Banyak pihak saat mulai mengkuatirkan kualitas pendidikan nasional. Terutama orang tua siswa yang memandang belajar daring justru membuat kualitas pendidikan anak-anak semakin menurun (kualitas rendah) atau disebut Inferiority. Kok bisa demikian, apa yang salah?
Sudah berjalan dua tahun Indonesia dikurung oleh pandemi Covid-19 terhitung Maret 2019. Karena dari waktu ke waktu kasus penularan meningkat tajam, pemerintah memutuskan menghentikan seluruh kegiatan yang bersifat tatap muka guna menghindari penularan wabah penyakit tersebut secara lebih masif.

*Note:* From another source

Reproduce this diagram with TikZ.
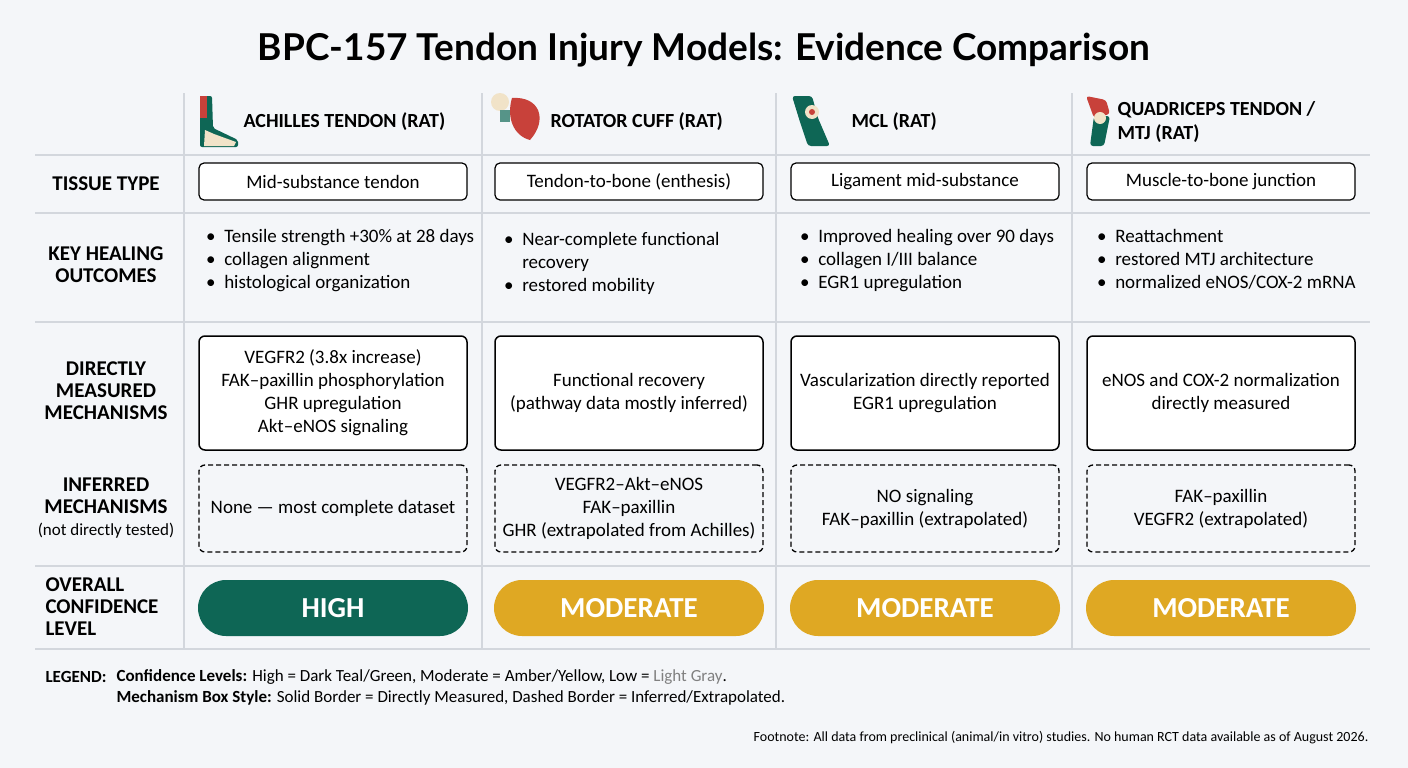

Tak pelak seluruh aktivitas masyarakat mengalami mati suri. Tak terkecuali sektor pendidikan. Seluruh sekolah yang berada dalam area covid tinggi terpaksa menyelenggarakan proses belajar mengajar secara daring (online), mulai tingkat SMA hingga sekolah PAUD bahkan Perguruan Tinggi.
Namun kini, setelah hampir dua tahun berlalu, pandemi Covid-19 tak kunjung selesai jua. Walaupun dibeberapa daerah tercatat mengalami penurunan kasus. Tapi bukan berarti telah terbebas dari covid.
Â
Pemerintah pun kemudian menerapkan PPKM (pemberlakuan pembatasan kegiatan masyarakat) bersifat darurat pada wilayah berkategori level 3 dan 4.
Dalam perjalanannya, ternyata kebijakan PPKM Level 3 dan 4 menimbulkan kegelisahan publik soal pendidikan anak-anak sekolahan. Ditengarai anak-anak semakin tertinggal dalam pelajaran.
Seperti diketahui belajar secara daring sangat berbeda dengan belajar tatap muka (langsung tanpa media). Walaupun terhubung dengan internet (cara modern) tetapi cara ini sangat mempengaruhi hasil belajar.
Dari sejumlah riset yang dilakukan lembaga internasional juga menunjukkan dampak akibat pembelajaran secara daring yang terpaksa dilakukan karena Covid-19 ikut menguatkan kegelisahan tersebut.
Hasil penelitian PBB bidang pendidikan, keilmuan, dan kebudayaan pada 28 Maret 2021 misalnya yang menemukan sebanyak 124 juta anak-anak seluruh dunia telah kehilangan kemampuan membaca.
Meskipun menurut pengamat pendidikan nasional, kemunduran pendidikan selama pandemi akibat pembelajaran online tidak hanya dialami Indonesia tapi negara-negara seluruh dunia.
Tetapi kita sendiri juga tidak boleh tinggal diam dan menerima begitu saja tanpa ada upaya atau solusi. Kemunduran kualitas pasti ada sebabnya. Ini yang harus ditilik oleh pemangku kebijakan.